EXERCISE:
Please transcribe the data that follows without the pictures, keeping every word the same.

────────────────

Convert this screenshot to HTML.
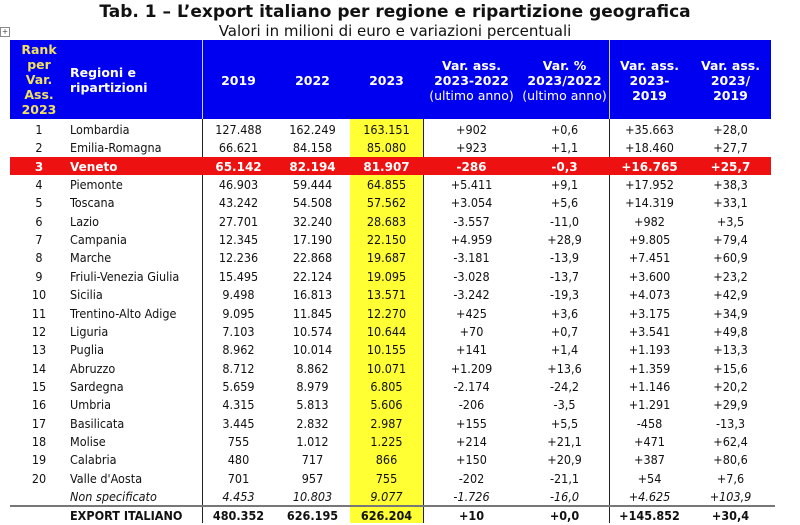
<!DOCTYPE html>
<html><head><meta charset="utf-8">
<style>
html,body{margin:0;padding:0;background:#fff;}
body{width:800px;height:523px;position:relative;overflow:hidden;font-family:"DejaVu Sans Condensed","DejaVu Sans","Liberation Sans",sans-serif;color:#111;}
.t{position:absolute;white-space:nowrap;}
#title{left:0;width:790px;text-align:center;top:2px;font:bold 17px "DejaVu Sans",sans-serif;}
#sub{left:0;width:790px;text-align:center;top:22px;font:15px "DejaVu Sans",sans-serif;}
#head{position:absolute;left:10px;top:40px;width:761px;height:79px;background:#0000f0;}
.h{position:absolute;color:#fff;font:bold 12.5px "DejaVu Sans",sans-serif;text-align:center;line-height:15px;}
.h .n{font-weight:normal;}
.hy{color:#f0e060;}
.cell{position:absolute;font-size:12.5px;line-height:18px;height:18px;text-align:center;}
.vl{position:absolute;width:1px;background:#222;}
</style></head><body>
<div id="title" class="t">Tab. 1 – L’export italiano per regione e ripartizione geografica</div>
<div id="sub" class="t">Valori in milioni di euro e variazioni percentuali</div>
<div class="t" style="left:0;top:27px;width:8px;height:8px;border:1px solid #888;font-size:8px;line-height:8px;text-align:center;color:#444">+</div>
<div id="head">
 <div class="h hy" style="left:0;width:58px;top:2px;line-height:15px">Rank<br>per<br>Var.<br>Ass.<br>2023</div>
 <div class="h" style="left:60px;width:120px;top:25px;text-align:left">Regioni e<br>ripartizioni</div>
 <div class="h" style="left:192px;width:73px;top:33px">2019</div>
 <div class="h" style="left:265px;width:75px;top:33px">2022</div>
 <div class="h" style="left:340px;width:73px;top:33px">2023</div>
 <div class="h" style="left:413px;width:97px;top:18px">Var. ass.<br>2023-2022<br><span class="n">(ultimo anno)</span></div>
 <div class="h" style="left:510px;width:89px;top:18px">Var. %<br>2023/2022<br><span class="n">(ultimo anno)</span></div>
 <div class="h" style="left:599px;width:81px;top:18px">Var. ass.<br>2023-<br>2019</div>
 <div class="h" style="left:680px;width:81px;top:18px">Var. ass.<br>2023/<br>2019</div>
</div>
<div class="vl" style="left:202px;top:40px;height:79px;background:#ccd"></div>
<div class="vl" style="left:609px;top:40px;height:79px;background:#ccd"></div>
<div style="position:absolute;left:350px;top:119px;width:73px;height:404px;background:#ffff33"></div>
<div class="vl" style="left:202px;top:119px;height:404px"></div>
<div class="vl" style="left:423px;top:119px;height:404px"></div>
<div class="vl" style="left:609px;top:119px;height:404px"></div>
<div style="position:absolute;left:10px;top:157px;width:761px;height:18px;background:#ee1111"></div>
<div style="position:absolute;left:10px;top:505px;width:765px;height:2px;background:#777"></div>
<div id="rows"></div>
<script>
const ranks=["1","2","3","4","5","6","7","8","9","10","11","12","13","14","15","16","17","18","19","20","",""];
const regions=["Lombardia","Emilia-Romagna","Veneto","Piemonte","Toscana","Lazio","Campania","Marche","Friuli-Venezia Giulia","Sicilia","Trentino-Alto Adige","Liguria","Puglia","Abruzzo","Sardegna","Umbria","Basilicata","Molise","Calabria","Valle d'Aosta","Non specificato","EXPORT ITALIANO"];
const v2019=["127.488","66.621","65.142","46.903","43.242","27.701","12.345","12.236","15.495","9.498","9.095","7.103","8.962","8.712","5.659","4.315","3.445","755","480","701","4.453","480.352"];
const v2022=["162.249","84.158","82.194","59.444","54.508","32.240","17.190","22.868","22.124","16.813","11.845","10.574","10.014","8.862","8.979","5.813","2.832","1.012","717","957","10.803","626.195"];
const v2023=["163.151","85.080","81.907","64.855","57.562","28.683","22.150","19.687","19.095","13.571","12.270","10.644","10.155","10.071","6.805","5.606","2.987","1.225","866","755","9.077","626.204"];
const varAss=["+902","+923","-286","+5.411","+3.054","-3.557","+4.959","-3.181","-3.028","-3.242","+425","+70","+141","+1.209","-2.174","-206","+155","+214","+150","-202","-1.726","+10"];
const varPct=["+0,6","+1,1","-0,3","+9,1","+5,6","-11,0","+28,9","-13,9","-13,7","-19,3","+3,6","+0,7","+1,4","+13,6","-24,2","-3,5","+5,5","+21,1","+20,9","-21,1","-16,0","+0,0"];
const varAss19=["+35.663","+18.460","+16.765","+17.952","+14.319","+982","+9.805","+7.451","+3.600","+4.073","+3.175","+3.541","+1.193","+1.359","+1.146","+1.291","-458","+471","+387","+54","+4.625","+145.852"];
const varPct19=["+28,0","+27,7","+25,7","+38,3","+33,1","+3,5","+79,4","+60,9","+23,2","+42,9","+34,9","+49,8","+13,3","+15,6","+20,2","+29,9","-13,3","+62,4","+80,6","+7,6","+103,9","+30,4"];
const cols=[[ranks,10,58,"center"],[regions,70,132,"left"],[v2019,202,73,"center"],[v2022,275,75,"center"],[v2023,350,73,"center"],[varAss,423,97,"center"],[varPct,520,89,"center"],[varAss19,609,81,"center"],[varPct19,690,81,"center"]];
const names=["rank","region","value-2019","value-2022","value-2023","var-ass-2023-2022","var-pct-2023-2022","var-ass-2023-2019","var-pct-2023-2019"];
const rowsEl=document.getElementById('rows');
function rowY(i){ if(i<20) return 121+i*18.35; if(i==20) return 488; return 507; }
for(let i=0;i<regions.length;i++){
  cols.forEach((c,ci)=>{
    const d=document.createElement('div');
    d.className='cell';
    
    
    d.textContent=c[0][i];
    d.style.left=c[1]+'px';d.style.width=c[2]+'px';d.style.textAlign=c[3];
    d.style.top=rowY(i)+'px';
    if(i==2){d.style.color='#fff';d.style.fontWeight='bold';d.style.fontFamily='"DejaVu Sans",sans-serif';d.style.fontSize='12px';}
    if(i==20){d.style.fontStyle='italic';}
    if(i==21){d.style.fontWeight='bold';d.style.top='507px';}
    rowsEl.appendChild(d);
  });
}
</script>
</body></html>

────────────────

ANSWER TO THE TASK:
Convert this screenshot to HTML.
<!DOCTYPE html>
<html><head><meta charset="utf-8">
<style>
html,body{margin:0;padding:0;background:#fff;}
body{width:800px;height:523px;position:relative;overflow:hidden;font-family:"DejaVu Sans Condensed","DejaVu Sans","Liberation Sans",sans-serif;color:#111;}
.t{position:absolute;white-space:nowrap;}
#title{left:0;width:790px;text-align:center;top:2px;font:bold 17px "DejaVu Sans",sans-serif;}
#sub{left:0;width:790px;text-align:center;top:22px;font:15px "DejaVu Sans",sans-serif;}
#head{position:absolute;left:10px;top:40px;width:761px;height:79px;background:#0000f0;}
.h{position:absolute;color:#fff;font:bold 12.5px "DejaVu Sans",sans-serif;text-align:center;line-height:15px;}
.h .n{font-weight:normal;}
.hy{color:#f0e060;}
.cell{position:absolute;font-size:12.5px;line-height:18px;height:18px;text-align:center;}
.vl{position:absolute;width:1px;background:#222;}
</style></head><body>
<div id="title" class="t">Tab. 1 – L’export italiano per regione e ripartizione geografica</div>
<div id="sub" class="t">Valori in milioni di euro e variazioni percentuali</div>
<div class="t" style="left:0;top:27px;width:8px;height:8px;border:1px solid #888;font-size:8px;line-height:8px;text-align:center;color:#444">+</div>
<div id="head">
 <div class="h hy" style="left:0;width:58px;top:2px;line-height:15px">Rank<br>per<br>Var.<br>Ass.<br>2023</div>
 <div class="h" style="left:60px;width:120px;top:25px;text-align:left">Regioni e<br>ripartizioni</div>
 <div class="h" style="left:192px;width:73px;top:33px">2019</div>
 <div class="h" style="left:265px;width:75px;top:33px">2022</div>
 <div class="h" style="left:340px;width:73px;top:33px">2023</div>
 <div class="h" style="left:413px;width:97px;top:18px">Var. ass.<br>2023-2022<br><span class="n">(ultimo anno)</span></div>
 <div class="h" style="left:510px;width:89px;top:18px">Var. %<br>2023/2022<br><span class="n">(ultimo anno)</span></div>
 <div class="h" style="left:599px;width:81px;top:18px">Var. ass.<br>2023-<br>2019</div>
 <div class="h" style="left:680px;width:81px;top:18px">Var. ass.<br>2023/<br>2019</div>
</div>
<div class="vl" style="left:202px;top:40px;height:79px;background:#ccd"></div>
<div class="vl" style="left:609px;top:40px;height:79px;background:#ccd"></div>
<div style="position:absolute;left:350px;top:119px;width:73px;height:404px;background:#ffff33"></div>
<div class="vl" style="left:202px;top:119px;height:404px"></div>
<div class="vl" style="left:423px;top:119px;height:404px"></div>
<div class="vl" style="left:609px;top:119px;height:404px"></div>
<div style="position:absolute;left:10px;top:157px;width:761px;height:18px;background:#ee1111"></div>
<div style="position:absolute;left:10px;top:505px;width:765px;height:2px;background:#777"></div>
<div id="rows"></div>
<script>
const ranks=["1","2","3","4","5","6","7","8","9","10","11","12","13","14","15","16","17","18","19","20","",""];
const regions=["Lombardia","Emilia-Romagna","Veneto","Piemonte","Toscana","Lazio","Campania","Marche","Friuli-Venezia Giulia","Sicilia","Trentino-Alto Adige","Liguria","Puglia","Abruzzo","Sardegna","Umbria","Basilicata","Molise","Calabria","Valle d'Aosta","Non specificato","EXPORT ITALIANO"];
const v2019=["127.488","66.621","65.142","46.903","43.242","27.701","12.345","12.236","15.495","9.498","9.095","7.103","8.962","8.712","5.659","4.315","3.445","755","480","701","4.453","480.352"];
const v2022=["162.249","84.158","82.194","59.444","54.508","32.240","17.190","22.868","22.124","16.813","11.845","10.574","10.014","8.862","8.979","5.813","2.832","1.012","717","957","10.803","626.195"];
const v2023=["163.151","85.080","81.907","64.855","57.562","28.683","22.150","19.687","19.095","13.571","12.270","10.644","10.155","10.071","6.805","5.606","2.987","1.225","866","755","9.077","626.204"];
const varAss=["+902","+923","-286","+5.411","+3.054","-3.557","+4.959","-3.181","-3.028","-3.242","+425","+70","+141","+1.209","-2.174","-206","+155","+214","+150","-202","-1.726","+10"];
const varPct=["+0,6","+1,1","-0,3","+9,1","+5,6","-11,0","+28,9","-13,9","-13,7","-19,3","+3,6","+0,7","+1,4","+13,6","-24,2","-3,5","+5,5","+21,1","+20,9","-21,1","-16,0","+0,0"];
const varAss19=["+35.663","+18.460","+16.765","+17.952","+14.319","+982","+9.805","+7.451","+3.600","+4.073","+3.175","+3.541","+1.193","+1.359","+1.146","+1.291","-458","+471","+387","+54","+4.625","+145.852"];
const varPct19=["+28,0","+27,7","+25,7","+38,3","+33,1","+3,5","+79,4","+60,9","+23,2","+42,9","+34,9","+49,8","+13,3","+15,6","+20,2","+29,9","-13,3","+62,4","+80,6","+7,6","+103,9","+30,4"];
const cols=[[ranks,10,58,"center"],[regions,70,132,"left"],[v2019,202,73,"center"],[v2022,275,75,"center"],[v2023,350,73,"center"],[varAss,423,97,"center"],[varPct,520,89,"center"],[varAss19,609,81,"center"],[varPct19,690,81,"center"]];
const names=["rank","region","value-2019","value-2022","value-2023","var-ass-2023-2022","var-pct-2023-2022","var-ass-2023-2019","var-pct-2023-2019"];
const rowsEl=document.getElementById('rows');
function rowY(i){ if(i<20) return 121+i*18.35; if(i==20) return 488; return 507; }
for(let i=0;i<regions.length;i++){
  cols.forEach((c,ci)=>{
    const d=document.createElement('div');
    d.className='cell';
    
    
    d.textContent=c[0][i];
    d.style.left=c[1]+'px';d.style.width=c[2]+'px';d.style.textAlign=c[3];
    d.style.top=rowY(i)+'px';
    if(i==2){d.style.color='#fff';d.style.fontWeight='bold';d.style.fontFamily='"DejaVu Sans",sans-serif';d.style.fontSize='12px';}
    if(i==20){d.style.fontStyle='italic';}
    if(i==21){d.style.fontWeight='bold';d.style.top='507px';}
    rowsEl.appendChild(d);
  });
}
</script>
</body></html>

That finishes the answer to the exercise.